Step 1: Choose a Model
Use pretrained models from Hugging Face or GitHub. Popular choices:
- VITS (by Kakao Brain)
- FastSpeech2
- Tacotron2
- Bark (Suno AI)
- Vall-E (Microsoft)
You can fine-tune them or use “zero-shot” capabilities for fast prototyping.
Step 2: Train Voice Embeddings
Voice cloning typically requires a Speaker Encoder like the GE2E model (used in SV2TTS).
Zero-shot models allow cloning from just 3–10 seconds of audio—but still benefit from quality data.
Step 3: Build the Voice Pipeline
[ Text ]
↓
[ Text Processor ]→ [ Voice Embedding ]
↓ [ Acoustic Model ] ←───
↓ [ Mel-Spectrogram ]
↓ [ Vocoder ]
↓ [ Output Audio ]
Output can be stored as audio files or streamed for real-time interaction.
Step 4: Tools & Frameworks
- Languages: Python
- Frameworks: PyTorch / TensorFlow
- Popular Libraries:
Descript Overdub
Hardware: You’ll need a GPU—preferably NVIDIA A100 or RTX 3090 or higher.
This isn’t just code and compute—it’s someone’s voice. And that comes with responsibility.
Consent is non-negotiable: Using a person’s voice without permission can violate likeness rights and personality rights.
Deepfake danger: Fake audio can be used for scams, misinformation, or defamation.
Transparency is key: If AI-generated voice is used, it must be disclosed clearly.
Bottom line: just because you can doesn’t mean you should.
Most blogs and YouTube tutorials make voice cloning look easy. Just "enter text, get speech." But here’s the reality:
- Good data is hard to find.
Even celebrity voices online are noisy and inconsistent.
- Model fine-tuning is a pain.
You’ll deal with formatting issues, GPU bottlenecks, hyperparameter tuning, and long training times.
- Natural speech is hard.
Demos sound okay, but long-form speech lacks flow, emotion, and context stability.
- UI & Deployment are non-trivial.
To turn it into a real product, you’ll need backend APIs, streaming infrastructure, and scalable architecture.

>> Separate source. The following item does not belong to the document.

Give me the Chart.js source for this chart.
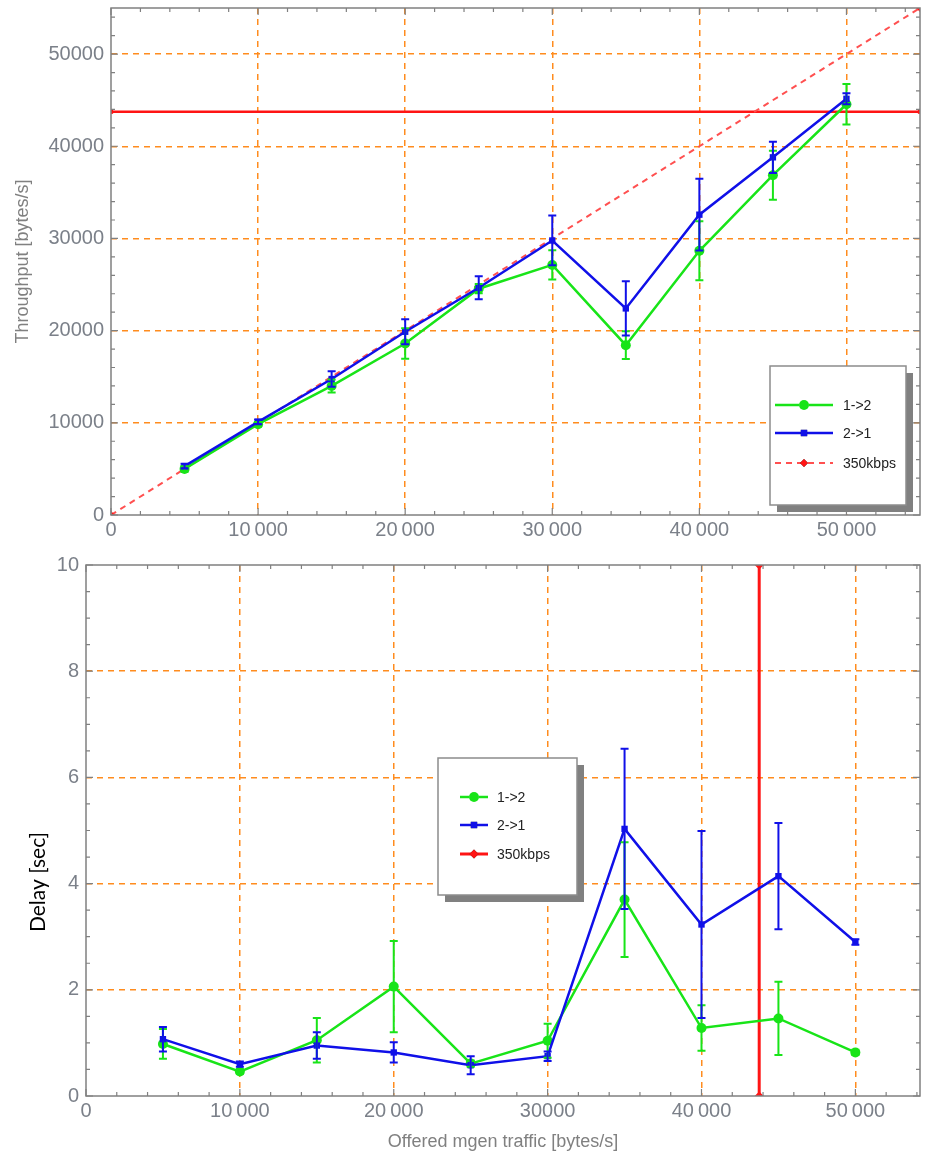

Some OSS models are fantastic. Coqui TTS, YourTTS, and Bark offer high-quality results, especially in English.
Many support zero-shot cloning and come with hosted demos.
But:
Non-English support is spotty—especially for Korean, Japanese, and multilingual usage.
Still needs tuning for real-world deployment.
Not production-ready out of the box: You’ll need to integrate APIs, handle latency, and scale with care.
AI voice cloning is now democratized—but responsibly using it is a whole different game.
If you’re a developer, understand that success doesn’t stop at “it works.
” You need to ask: is it ethical?, is it legal?, and is it being used for good?
AI is changing how we tell stories, sell products, and preserve memory.
Let’s make sure it does so with integrity.